Treinta y un años después de la masacre de la Plaza de Tiananmen, por lo tanto, de acuerdo con una lógica puramente mundana, hay que reconocer que el régimen comunista chino ha ganado esa apuesta. En primer lugar, en el plano político: hoy se puede permitir que se viole abiertamente el acuerdo de autonomía de Hong Kong sin que el Reino Unido (con el que firmó la Declaración Conjunta para el retorno de la antigua colonia británica bajo soberanía china en 1997) diga una palabra. Y sin que un solo país occidental -excluyendo a los Estados Unidos pero incluyendo al Vaticano- levante un solo dedo en protesta. Si en Hong Kong se repitiera lo que vimos en la Plaza de Tiananmen, nadie se sorprendería, y las reacciones, aunque fuesen reales, serían aún menos fuertes que hace treinta y un años.
Pero es que además el régimen chino también ha ganado en el plano cultural: lejos de haber concedido una sola libertad a sus ciudadanos, son más bien los ciudadanos occidentales –esto es, nosotros- los que estamos perdiendo gradualmente nuestras libertades en Estados cada vez más intrusivos y totalitarios.
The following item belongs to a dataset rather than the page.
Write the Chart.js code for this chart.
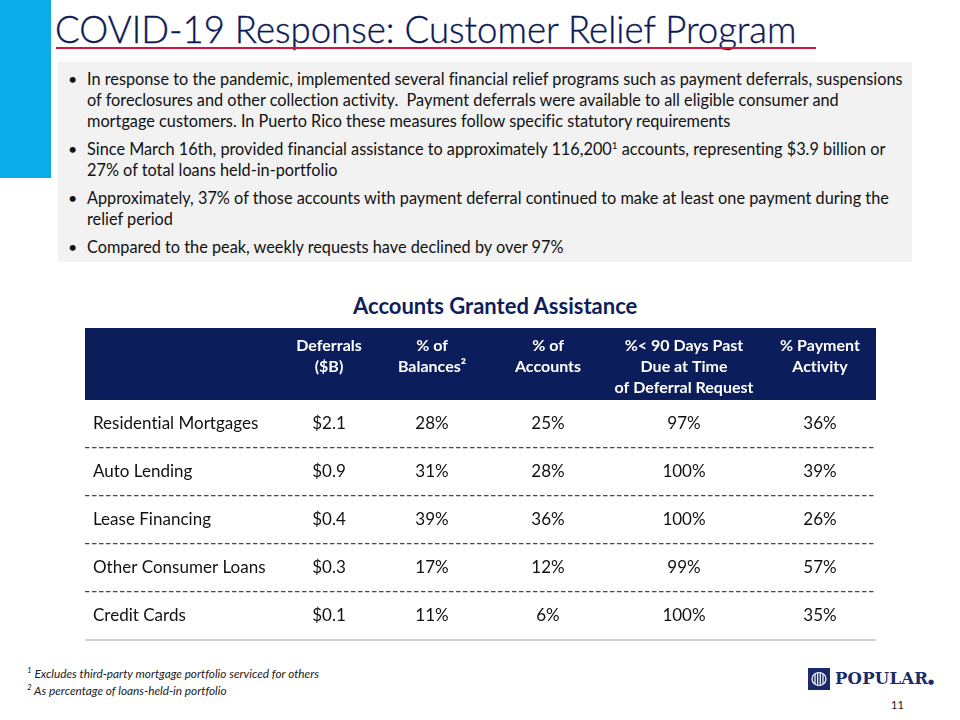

Sabemos, sin embargo, que en la historia hay elementos que están fuera del control incluso de los tiranos más precavidos, suceden eventos impredecibles que son capaces de cambiar un curso que parecía ya definido. Ya sea que tarde un año o que tarde cien, esto también depende de la libertad de los hombres. El evento más grande y decisivo ha sido sin lugar a dudas el cristianismo y muchas veces en la historia el hecho cristiano ha sido decisivo (basta pensar en la disolución del Imperio Soviético) para la libertad de los pueblos. La mayor responsabilidad de las actuales jerarquías eclesiásticas es no creerlo.